Our local video store had movies such as "The Case for Christ", "The Gospel of John", "The Gospel of Judas" movies that I would rent out of curiosity and a thirst for answers. I think I wanted to believe and I wanted something to convince me because I don't think I REALLY ever had faith as I was never able to just go with blind faith. But when I rented Bill Maher's "Religulous" I felt that I had my answers. That show made/makes more sense to me than all the gospels, church services and Sunday schooling combined. So I would say I was about 38 or 39 when I became full on agnostic, even though I had been claiming to be agnostic for years prior. But I don't ever remember a time in my life where I ever considered myself to be a christian. The only reason I'm not athiest is because I can not say with any certainty that there isn't a god any more than a christian can say with certainty that there is. How was the universe created? Who knows?

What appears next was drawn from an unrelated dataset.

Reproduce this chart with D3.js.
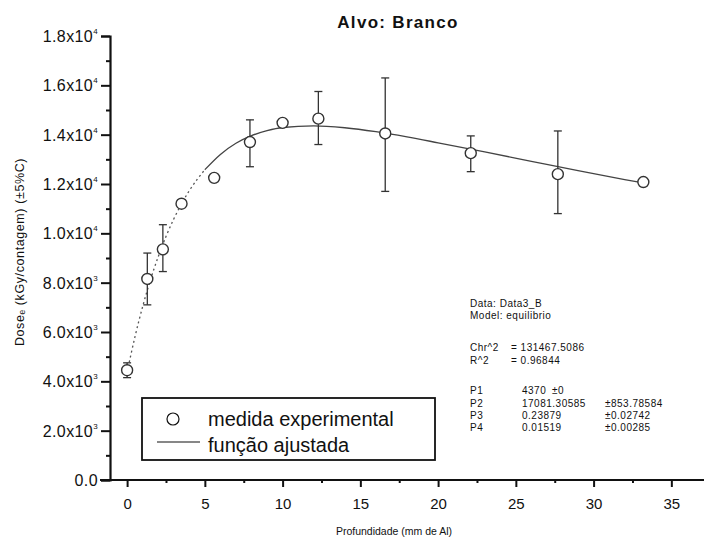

Recovering Catholic. forced to follow mothers religion, remember sitting in CCD (sunday school) reciting from the Baltimore Catechism thinking it was a bunch of bologna.. (I didn't know the words "bull shit" at age 8


I was raised Mormon, and I knew as a teenager that it was bogus. I left the church as soon as I could, on my 18th birthday. I didn't have a much of a choice until I officially became an adult. Since then, I've only stepped foot inside churches for weddings.


I was around 36


I was raised Chatholic and started not believing in my 20's, I considered myself an agnostic in my 30's , and really did not become a non-believer til I moved to the bible belt.

marym Level 4 Mar 25, 2018

My parents never forced any type of religion upon me!
They baptized me!
I never believed in any of it!
Seem too much like a "Get out of Jail card" when you did anything Bad or horrid!
I did attend bible classes in elementary school to meet girls, hence too get out of class and to get close to the girls that appealed to me.
Well worth the effort at the time! LOL!
Like the Qur'an, the Bible and the Torah, I just could not figure out how one was suppose to hate and kill others, yet be love and saved by your god(s) you worshipped that seemed to be the same as those other individuals god(s)!

Hence, always an ATHEIST even in War within third world countries!


As a child and into my early teens, i tried to believe, but by age 14 I had goen atheist. However, I didnt' come out as atheist until I was 23.

At age 23, i decided to come otu as gay, and in order to remove my parents arguements, I also came out as atheist at the saem time. So, I kind of hit them with a double whammy.

My strategy worked well. Without the support of theri religious objections they really could not argue it.